Disruption is when a company starts out by offering something that the incumbent’s most demanding and profitable customers view as significantly worse. However, the new offering appeals to overlooked, less profitable customer segments. The appeal comes from offering a new form factor that is more suitable to the incumbent’s less profitable customers. The new form factor then also appeals to people who were so poorly served by the existing offering that they previously weren’t customers at all.
Because the incumbent is focusing on serving its most profitable customers, it is slow to react. In the meantime, the new company rapidly improves the disruptive product to make it also appeal to more demanding customers. By the time the incumbent’s most demanding and profitable customers begin to leave for the new offering, the incumbent has lost.

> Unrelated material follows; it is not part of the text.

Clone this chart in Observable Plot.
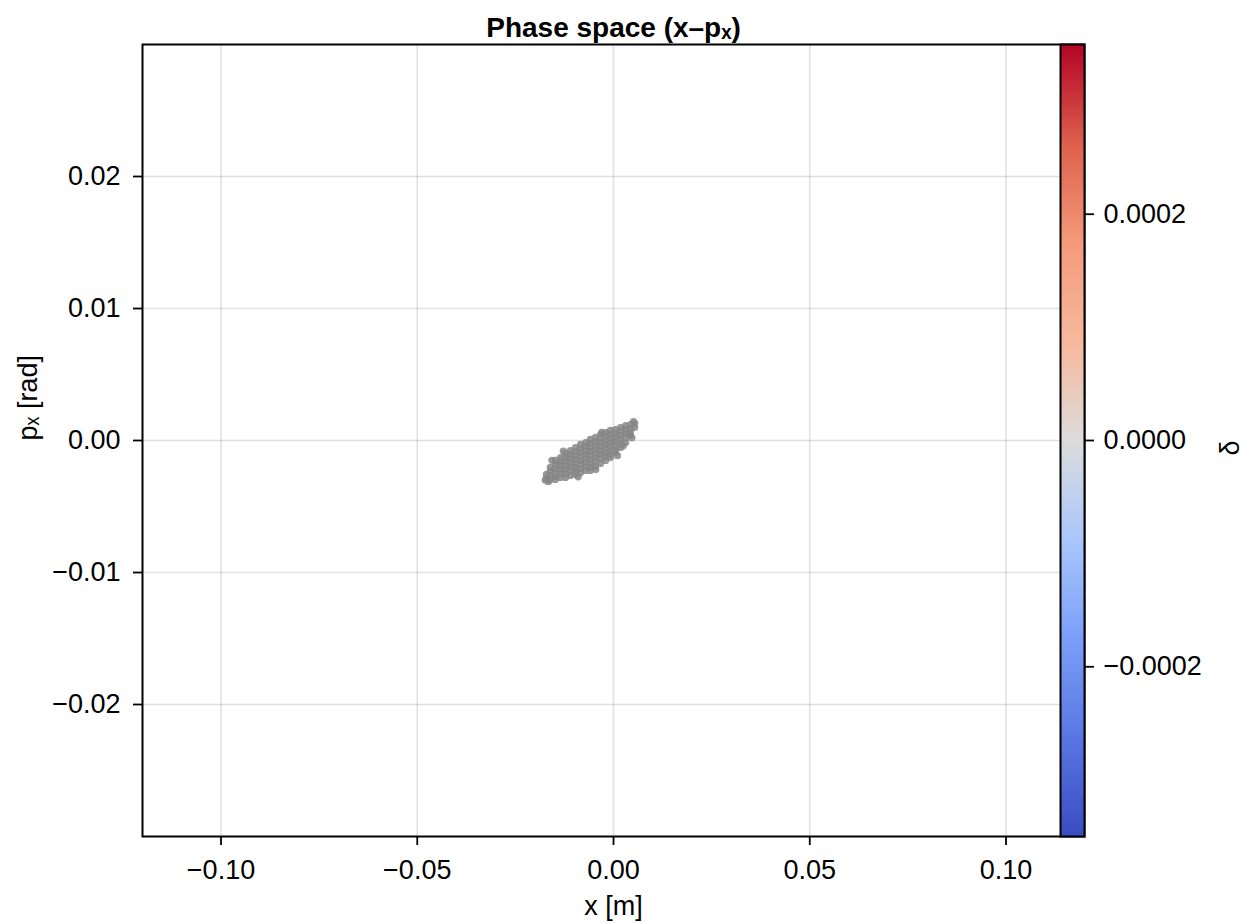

Netflix has been a disruptor twice in its history. First it disrupted incumbent home video rental companies, such as Blockbuster. Initially most of Blockbuster’s customers viewed Netflix as worse because they had to wait to get a DVD and deal with the hassle of returning the envelope in the mail. However, for those that wanted more selection and were willing to wait, and often pay less, Netflix was great. The combination of fast shipping, improved selection, and no late fees eventually won over many of Blockbuster’s core customers.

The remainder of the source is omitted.